I found it puzzling when I read it the first time, over a decade ago. It separates itself from the rest of her work by dint of its high quality as well as its utter hopelessness. If I had it to read fresh now, I might wonder why a writer capable of such solid, unimpeachable fiction would pour any energy into pieces like "The Sexes" or "The Waltz" -- pleasurable, but slight. Happening upon it then, I was stumped as to why someone who could write with and for such evident enjoyment stories such as "The Standard of Living" would descend into the depths to bring such a gloomy work to the light.
The answer to either question suggests itself. Parker's talents and inclinations refused to be confined. She was one of the keenest observers of the human condition of her own or any other time, and perhaps the most dauntless. She wrote what she saw, and her gaze was unblinking. But the only way for the possessor of such a wide-open stare to cope for long with what was shown to her was to have a ready wit to match. She laughed often, but never unworthily. Her targets were all those who took themselves too seriously, and sometimes that included herself. And so the survivor of suicide attempts couldn't keep an entirely straight face when reporting what she found on the road to a death that refused to let her catch up with it. In one of her best-known poems, "Resume," she informs us:
Razors pain you;
Rivers are damp;
Acids stain you;
And drugs cause cramp.Guns aren't lawful;
Nooses give;
Gas smells awful;
You might as well live.
"You might as well live." A mocking tone -- but the mockery is for herself, arrogant enough to think that she had the strength (or the weakness) to hand herself over to death without a murmur. But on exactly the same subject in a very different work, she is sympathetic, even tender, because Hazel Morse, the big blonde in question, has not a trace of arrogance or unkindness in her. You can feel Parker's protectiveness, even as she leads Morse relentlessly through her miserable existence. There is nothing self-aggrandizing or melodramatic about Hazel's wish to die. She's simply worn out, tired of being sad and of being expected to cheer all those around her. "The thought of death came and stayed with her and lent her a sort of drowsy cheer," Parker tells us. "It would be nice, nice and restful, to be dead." There is no undertone of mockery, no bolt behind the blue. Nor is there in Hazel's being confounded as to a usable path to her goal, which reads like a dark mirror image of "Resume":
But how would you do it? It made her sick to think of jumping from heights. She could not stand a gun. At the theater, if one of the actors drew a revolver, she crammed her fingers into her ears and could not even look at the stage until after the shot had been fired.

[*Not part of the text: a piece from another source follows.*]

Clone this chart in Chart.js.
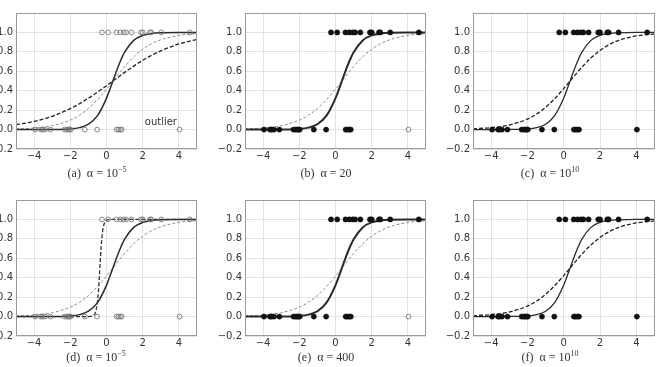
<!DOCTYPE html>
<html>
<head>
<meta charset="utf-8">
<script src="https://cdn.jsdelivr.net/npm/chart.js@4.4.0/dist/chart.umd.min.js"></script>
<style>
  body { margin: 0; width: 659px; height: 367px; background: #fff; position: relative; overflow: hidden; }
  canvas { position: absolute; }
  .cap { position: absolute; font-family: 'Liberation Serif', serif; font-size: 12px; color: #333; white-space: nowrap; transform: translate(-50%, -50%); }
  .cap sup { font-size: 8px; }
</style>
</head>
<body>

<canvas id="pa" width="220" height="163"></canvas>
<canvas id="pb" width="220" height="163"></canvas>
<canvas id="pc" width="220" height="163"></canvas>
<canvas id="pd" width="220" height="163"></canvas>
<canvas id="pe" width="220" height="163"></canvas>
<canvas id="pf" width="220" height="163"></canvas>

<div class="cap" style="left:97px;top:173px">(a)&nbsp; α = 10<sup>−5</sup></div>
<div class="cap" style="left:326px;top:173px">(b)&nbsp; α = 20</div>
<div class="cap" style="left:550px;top:173px">(c)&nbsp; α = 10<sup>10</sup></div>
<div class="cap" style="left:96px;top:357px">(d)&nbsp; α = 10<sup>−5</sup></div>
<div class="cap" style="left:326px;top:357px">(e)&nbsp; α = 400</div>
<div class="cap" style="left:550px;top:357px">(f)&nbsp; α = 10<sup>10</sup></div>

<script>
// data points (label 1 / label 0 / the one outlier)
const xOne = [-0.25, 0.09, 0.55, 0.76, 0.95, 1.08, 1.37, 1.9, 2.0, 2.4, 2.47, 3.02, 4.6];
const xZero = [-3.95, -3.62, -3.54, -3.4, -3.1, -2.32, -2.2, -2.12, -2.04, -1.98, -1.2, -0.52, 0.56, 0.65, 0.75, 0.84];
const xOutlier = [4.03];

// fitted curves
const curveX = [-5, -4, -3, -2, -1.5, -1, -0.5, 0, 0.25, 0.5, 0.75, 1, 1.5, 2, 2.5, 3, 4, 5];
const solidFit = [0, 0.0001, 0.0009, 0.007, 0.02, 0.055, 0.143, 0.324, 0.448, 0.578, 0.698, 0.797, 0.918, 0.97, 0.989, 0.996, 1.0, 1.0];
const grayFit = [0.006, 0.016, 0.04, 0.097, 0.147, 0.217, 0.309, 0.418, 0.476, 0.536, 0.594, 0.65, 0.749, 0.828, 0.885, 0.925, 0.97, 0.988];
const wideFit = [0.05, 0.084, 0.137, 0.216, 0.266, 0.323, 0.385, 0.452, 0.486, 0.52, 0.555, 0.589, 0.653, 0.713, 0.765, 0.811, 0.881, 0.928];
const bigAlphaFit = [0.008, 0.02, 0.047, 0.108, 0.159, 0.229, 0.318, 0.422, 0.478, 0.534, 0.589, 0.642, 0.738, 0.815, 0.874, 0.916, 0.964, 0.985];

const stepX = [-5, -2, -1, -0.8, -0.7, -0.6, -0.5, -0.45, -0.4, -0.35, -0.3, -0.25, -0.2, -0.1, 0, 0.1, 0.3, 1, 5];
const stepFit = [0, 0, 0.0003, 0.0037, 0.0135, 0.048, 0.156, 0.261, 0.404, 0.565, 0.713, 0.826, 0.901, 0.971, 0.992, 0.998, 1.0, 1.0, 1.0];

const xTicks = [-4, -2, 0, 2, 4];
const yTicks = [-0.2, 0, 0.2, 0.4, 0.6, 0.8, 1.0];

const PLOT_W = 182, PLOT_H = 141, Y_AXIS_W = 34, X_AXIS_H = 18, PAD = 4;

function pts(xs, y) { return xs.map(x => ({ x: x, y: y })) }
function curve(xs, ys) { return xs.map((x, i) => ({ x: x, y: ys[i] })) }

const openStyle = { pointRadius: 2.4, pointBackgroundColor: 'rgba(0,0,0,0)', pointBorderColor: '#7a7a7a', pointBorderWidth: 0.9, showLine: false };
const filledStyle = { pointRadius: 2.6, pointBackgroundColor: '#111', pointBorderColor: '#111', pointBorderWidth: 0.5, showLine: false };

function line(xs, ys, color, width, dash) {
  return {
    data: curve(xs, ys), showLine: true, pointRadius: 0, borderColor: color,
    borderWidth: width, borderDash: dash || [], cubicInterpolationMode: 'monotone', fill: false
  }
}

const solid = (w) => line(curveX, solidFit, '#2a2a2a', w);
const grayDash = () => line(curveX, grayFit, '#8c8c8c', 1, [3, 2]);

// frame + optional note
const framePlugin = {
  id: 'frame',
  afterDraw(chart, args, opts) {
    const a = chart.chartArea, ctx = chart.ctx;
    ctx.save();
    ctx.strokeStyle = '#9a9a9a';
    ctx.lineWidth = 1;
    ctx.strokeRect(Math.round(a.left) + 0.5, Math.round(a.top) + 0.5, Math.round(a.right - a.left) - 1, Math.round(a.bottom - a.top) - 1);
    if (opts.note) {
      ctx.fillStyle = '#333';
      ctx.font = '10px "DejaVu Sans"';
      ctx.textAlign = 'center';
      ctx.textBaseline = 'middle';
      ctx.fillText(opts.note.text, chart.scales.x.getPixelForValue(opts.note.x), chart.scales.y.getPixelForValue(opts.note.y));
    }
    ctx.restore();
  }
};

function makePanel(id, plotLeft, plotTop, datasets, note) {
  const el = document.getElementById(id);
  el.style.left = (plotLeft - Y_AXIS_W) + 'px';
  el.style.top = (plotTop - PAD) + 'px';
  el.width = Y_AXIS_W + PLOT_W + PAD;
  el.height = PAD + PLOT_H + X_AXIS_H;

  const tickFont = { family: 'DejaVu Sans', size: 10 };
  new Chart(el, {
    type: 'scatter',
    data: { datasets: datasets },
    options: {
      responsive: false,
      animation: false,
      devicePixelRatio: 1,
      layout: { padding: { top: PAD, right: PAD, left: 0, bottom: 0 } },
      plugins: { legend: { display: false }, tooltip: { enabled: false }, frame: { note: note } },
      scales: {
        x: {
          type: 'linear', min: -5, max: 5,
          afterBuildTicks: (s) => { s.ticks = xTicks.map(v => ({ value: v })) },
          afterFit: (s) => { s.height = X_AXIS_H },
          grid: { color: '#e2e2e2', drawTicks: false },
          border: { display: false },
          ticks: { color: '#333', font: tickFont, padding: 1, maxRotation: 0,
            callback: (v) => String(v).replace('-', '\u2212') }
        },
        y: {
          type: 'linear', min: -0.2, max: 1.2,
          afterBuildTicks: (s) => { s.ticks = yTicks.map(v => ({ value: v })) },
          afterFit: (s) => { s.width = Y_AXIS_W },
          grid: { color: '#e2e2e2', drawTicks: false },
          border: { display: false },
          ticks: { color: '#333', font: tickFont, padding: 3,
            callback: (v) => v.toFixed(1).replace('-', '\u2212') }
        }
      }
    },
    plugins: [framePlugin]
  });
}

// (a) small alpha, all points open
makePanel('pa', 16, 8, [
  Object.assign({ data: pts(xOne, 1) }, openStyle),
  Object.assign({ data: pts(xZero, 0) }, openStyle),
  Object.assign({ data: pts(xOutlier, 0) }, openStyle),
  solid(1.5),
  line(curveX, wideFit, '#222', 1.3, [4, 2]),
  grayDash()
], { text: 'outlier', x: 3.0, y: 0.07 });

// (b) alpha = 20
makePanel('pb', 245, 8, [
  Object.assign({ data: pts(xOne, 1) }, filledStyle),
  Object.assign({ data: pts(xZero, 0) }, filledStyle),
  Object.assign({ data: pts(xOutlier, 0) }, openStyle),
  solid(2),
  grayDash()
]);

// (c) alpha = 1e10
makePanel('pc', 473, 8, [
  Object.assign({ data: pts(xOne, 1) }, filledStyle),
  Object.assign({ data: pts(xZero, 0) }, filledStyle),
  Object.assign({ data: pts(xOutlier, 0) }, filledStyle),
  solid(1.3),
  line(curveX, bigAlphaFit, '#222', 1.3, [4, 2])
]);

// (d)
makePanel('pd', 16, 195, [
  Object.assign({ data: pts(xOne, 1) }, openStyle),
  Object.assign({ data: pts(xZero, 0) }, openStyle),
  Object.assign({ data: pts(xOutlier, 0) }, openStyle),
  line(stepX, stepFit, '#333', 1.3, [4, 2]),
  solid(1.5),
  grayDash()
]);

// (e) alpha = 400
makePanel('pe', 245, 195, [
  Object.assign({ data: pts(xOne, 1) }, filledStyle),
  Object.assign({ data: pts(xZero, 0) }, filledStyle),
  Object.assign({ data: pts(xOutlier, 0) }, openStyle),
  solid(2),
  grayDash()
]);

// (f)
makePanel('pf', 473, 195, [
  Object.assign({ data: pts(xOne, 1) }, filledStyle),
  Object.assign({ data: pts(xZero, 0) }, filledStyle),
  Object.assign({ data: pts(xOutlier, 0) }, filledStyle),
  solid(1.3),
  line(curveX, bigAlphaFit, '#222', 1.3, [4, 2])
]);
</script>
</body>
</html>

There was no gas in her flat. She looked long at the bright blue veins in her slim wrists -- a cut with a razor blade, and there you'd be. But it would hurt, hurt like hell, and there would be blood to see. Poison -- something tasteless and quick and painless -- was the thing. But they wouldn't sell it to you in drugstores, because of the law.
She had few other thoughts.
That the same subject could have such a different visage depending on the vantage point isn't surprising in theory. But for just one writer to be able to make it either laughable or well-nigh unbearable is strange and rare, indeed. Which is a fitting epitaph for Dorothy Parker herself. Though perhaps not as good as her own suggestion for the carving on her gravestone: "If you can read this, you've come too close."